%%

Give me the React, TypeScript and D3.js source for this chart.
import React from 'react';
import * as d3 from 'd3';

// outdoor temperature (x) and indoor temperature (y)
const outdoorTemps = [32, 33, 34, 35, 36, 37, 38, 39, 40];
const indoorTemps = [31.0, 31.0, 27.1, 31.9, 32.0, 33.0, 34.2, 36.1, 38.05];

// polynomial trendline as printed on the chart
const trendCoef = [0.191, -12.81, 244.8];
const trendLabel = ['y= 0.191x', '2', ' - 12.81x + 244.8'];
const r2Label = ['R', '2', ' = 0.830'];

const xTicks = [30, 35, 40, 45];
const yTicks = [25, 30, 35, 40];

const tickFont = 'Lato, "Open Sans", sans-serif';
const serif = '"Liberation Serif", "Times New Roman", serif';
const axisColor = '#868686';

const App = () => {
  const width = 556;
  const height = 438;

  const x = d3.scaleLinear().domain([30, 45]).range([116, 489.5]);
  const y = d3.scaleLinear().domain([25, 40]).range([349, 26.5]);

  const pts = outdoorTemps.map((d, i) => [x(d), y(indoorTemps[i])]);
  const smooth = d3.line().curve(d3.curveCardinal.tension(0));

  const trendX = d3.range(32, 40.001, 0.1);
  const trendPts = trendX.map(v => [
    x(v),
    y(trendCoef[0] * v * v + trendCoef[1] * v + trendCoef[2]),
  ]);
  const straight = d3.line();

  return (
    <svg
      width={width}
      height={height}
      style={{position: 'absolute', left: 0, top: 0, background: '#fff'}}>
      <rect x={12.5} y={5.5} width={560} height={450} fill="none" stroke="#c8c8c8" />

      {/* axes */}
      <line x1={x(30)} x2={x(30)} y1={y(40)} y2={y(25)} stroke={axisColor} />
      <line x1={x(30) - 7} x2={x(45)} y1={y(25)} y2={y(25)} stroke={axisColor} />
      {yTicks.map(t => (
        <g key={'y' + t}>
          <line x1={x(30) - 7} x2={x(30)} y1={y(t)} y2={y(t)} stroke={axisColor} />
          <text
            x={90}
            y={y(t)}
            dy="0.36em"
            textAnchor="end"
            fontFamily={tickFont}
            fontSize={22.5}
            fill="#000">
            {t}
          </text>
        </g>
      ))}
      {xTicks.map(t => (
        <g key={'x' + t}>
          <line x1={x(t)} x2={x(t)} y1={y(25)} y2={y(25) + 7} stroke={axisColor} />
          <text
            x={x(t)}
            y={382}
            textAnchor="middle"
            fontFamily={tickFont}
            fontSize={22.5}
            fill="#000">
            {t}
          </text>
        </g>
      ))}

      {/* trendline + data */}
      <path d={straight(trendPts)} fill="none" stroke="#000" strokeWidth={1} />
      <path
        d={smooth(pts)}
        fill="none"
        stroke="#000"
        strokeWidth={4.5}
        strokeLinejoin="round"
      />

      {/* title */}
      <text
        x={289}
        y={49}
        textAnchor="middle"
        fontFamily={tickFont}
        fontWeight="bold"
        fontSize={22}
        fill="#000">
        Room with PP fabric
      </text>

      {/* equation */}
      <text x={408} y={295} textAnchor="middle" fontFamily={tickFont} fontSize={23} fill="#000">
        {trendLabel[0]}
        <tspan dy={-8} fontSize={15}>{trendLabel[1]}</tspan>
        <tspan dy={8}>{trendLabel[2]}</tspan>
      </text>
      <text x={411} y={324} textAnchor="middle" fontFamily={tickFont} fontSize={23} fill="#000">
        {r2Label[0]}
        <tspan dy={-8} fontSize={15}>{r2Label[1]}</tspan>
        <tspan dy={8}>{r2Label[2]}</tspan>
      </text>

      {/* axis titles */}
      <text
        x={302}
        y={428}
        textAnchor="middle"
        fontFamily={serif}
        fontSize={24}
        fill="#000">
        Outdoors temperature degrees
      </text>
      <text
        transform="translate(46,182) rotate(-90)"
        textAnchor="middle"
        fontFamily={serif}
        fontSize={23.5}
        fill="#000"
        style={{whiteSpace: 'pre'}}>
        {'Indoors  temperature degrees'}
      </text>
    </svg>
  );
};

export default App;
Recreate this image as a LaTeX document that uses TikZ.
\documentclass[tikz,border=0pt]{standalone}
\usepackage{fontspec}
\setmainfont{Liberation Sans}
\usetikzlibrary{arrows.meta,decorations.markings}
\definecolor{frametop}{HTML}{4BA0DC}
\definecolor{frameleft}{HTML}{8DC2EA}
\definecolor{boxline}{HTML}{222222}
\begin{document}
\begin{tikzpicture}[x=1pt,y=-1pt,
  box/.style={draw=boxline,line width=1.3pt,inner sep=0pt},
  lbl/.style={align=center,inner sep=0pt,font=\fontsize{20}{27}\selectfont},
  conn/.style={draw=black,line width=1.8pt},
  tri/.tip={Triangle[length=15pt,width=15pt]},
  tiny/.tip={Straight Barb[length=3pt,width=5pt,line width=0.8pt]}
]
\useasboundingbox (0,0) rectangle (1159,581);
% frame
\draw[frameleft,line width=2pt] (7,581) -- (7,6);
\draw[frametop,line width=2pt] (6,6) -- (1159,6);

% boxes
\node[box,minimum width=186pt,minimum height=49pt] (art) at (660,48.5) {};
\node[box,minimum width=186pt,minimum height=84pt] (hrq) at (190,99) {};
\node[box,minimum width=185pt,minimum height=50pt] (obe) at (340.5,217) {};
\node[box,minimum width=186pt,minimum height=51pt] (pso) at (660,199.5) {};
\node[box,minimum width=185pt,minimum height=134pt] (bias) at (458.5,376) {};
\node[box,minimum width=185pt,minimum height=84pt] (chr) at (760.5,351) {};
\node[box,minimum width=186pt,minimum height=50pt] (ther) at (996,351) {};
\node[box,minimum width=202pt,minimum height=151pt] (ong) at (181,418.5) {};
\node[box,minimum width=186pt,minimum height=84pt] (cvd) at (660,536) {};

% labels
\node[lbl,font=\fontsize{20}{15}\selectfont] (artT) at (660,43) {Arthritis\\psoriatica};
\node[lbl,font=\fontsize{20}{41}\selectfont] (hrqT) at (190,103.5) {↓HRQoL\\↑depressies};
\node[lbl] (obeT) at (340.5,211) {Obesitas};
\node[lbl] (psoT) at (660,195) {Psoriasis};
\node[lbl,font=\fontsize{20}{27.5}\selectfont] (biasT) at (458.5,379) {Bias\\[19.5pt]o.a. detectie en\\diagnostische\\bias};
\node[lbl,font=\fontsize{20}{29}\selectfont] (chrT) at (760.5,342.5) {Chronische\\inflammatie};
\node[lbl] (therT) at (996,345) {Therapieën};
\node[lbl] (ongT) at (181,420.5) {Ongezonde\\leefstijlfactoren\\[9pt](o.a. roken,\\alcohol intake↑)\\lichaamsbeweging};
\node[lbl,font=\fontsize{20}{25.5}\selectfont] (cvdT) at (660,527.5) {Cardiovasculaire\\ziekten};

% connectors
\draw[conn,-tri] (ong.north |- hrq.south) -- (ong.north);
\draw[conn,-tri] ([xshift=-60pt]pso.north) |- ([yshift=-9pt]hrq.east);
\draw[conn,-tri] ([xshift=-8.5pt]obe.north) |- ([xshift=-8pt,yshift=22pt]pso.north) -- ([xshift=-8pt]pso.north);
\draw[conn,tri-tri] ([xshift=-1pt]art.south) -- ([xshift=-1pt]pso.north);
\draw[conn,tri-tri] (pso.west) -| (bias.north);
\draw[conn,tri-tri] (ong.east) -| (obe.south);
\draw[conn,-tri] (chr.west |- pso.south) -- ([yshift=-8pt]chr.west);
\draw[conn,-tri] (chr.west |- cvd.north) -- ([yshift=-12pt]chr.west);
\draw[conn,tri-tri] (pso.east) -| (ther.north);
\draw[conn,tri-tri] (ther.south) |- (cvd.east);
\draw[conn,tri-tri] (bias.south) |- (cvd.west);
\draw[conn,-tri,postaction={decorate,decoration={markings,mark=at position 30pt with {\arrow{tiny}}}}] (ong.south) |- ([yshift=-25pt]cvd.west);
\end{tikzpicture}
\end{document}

%%

◆ REQUIREMENT ◆
Repeat exactly, please, each line from the beginning of the data through the line with "const y = d3.scaleLinear().domain([25, 40]).range([349, 26.5]);" in it, and only those lines.

◆ THE REPLY ◆
Give me the React, TypeScript and D3.js source for this chart.
import React from 'react';
import * as d3 from 'd3';

// outdoor temperature (x) and indoor temperature (y)
const outdoorTemps = [32, 33, 34, 35, 36, 37, 38, 39, 40];
const indoorTemps = [31.0, 31.0, 27.1, 31.9, 32.0, 33.0, 34.2, 36.1, 38.05];

// polynomial trendline as printed on the chart
const trendCoef = [0.191, -12.81, 244.8];
const trendLabel = ['y= 0.191x', '2', ' - 12.81x + 244.8'];
const r2Label = ['R', '2', ' = 0.830'];

const xTicks = [30, 35, 40, 45];
const yTicks = [25, 30, 35, 40];

const tickFont = 'Lato, "Open Sans", sans-serif';
const serif = '"Liberation Serif", "Times New Roman", serif';
const axisColor = '#868686';

const App = () => {
  const width = 556;
  const height = 438;

  const x = d3.scaleLinear().domain([30, 45]).range([116, 489.5]);
  const y = d3.scaleLinear().domain([25, 40]).range([349, 26.5]);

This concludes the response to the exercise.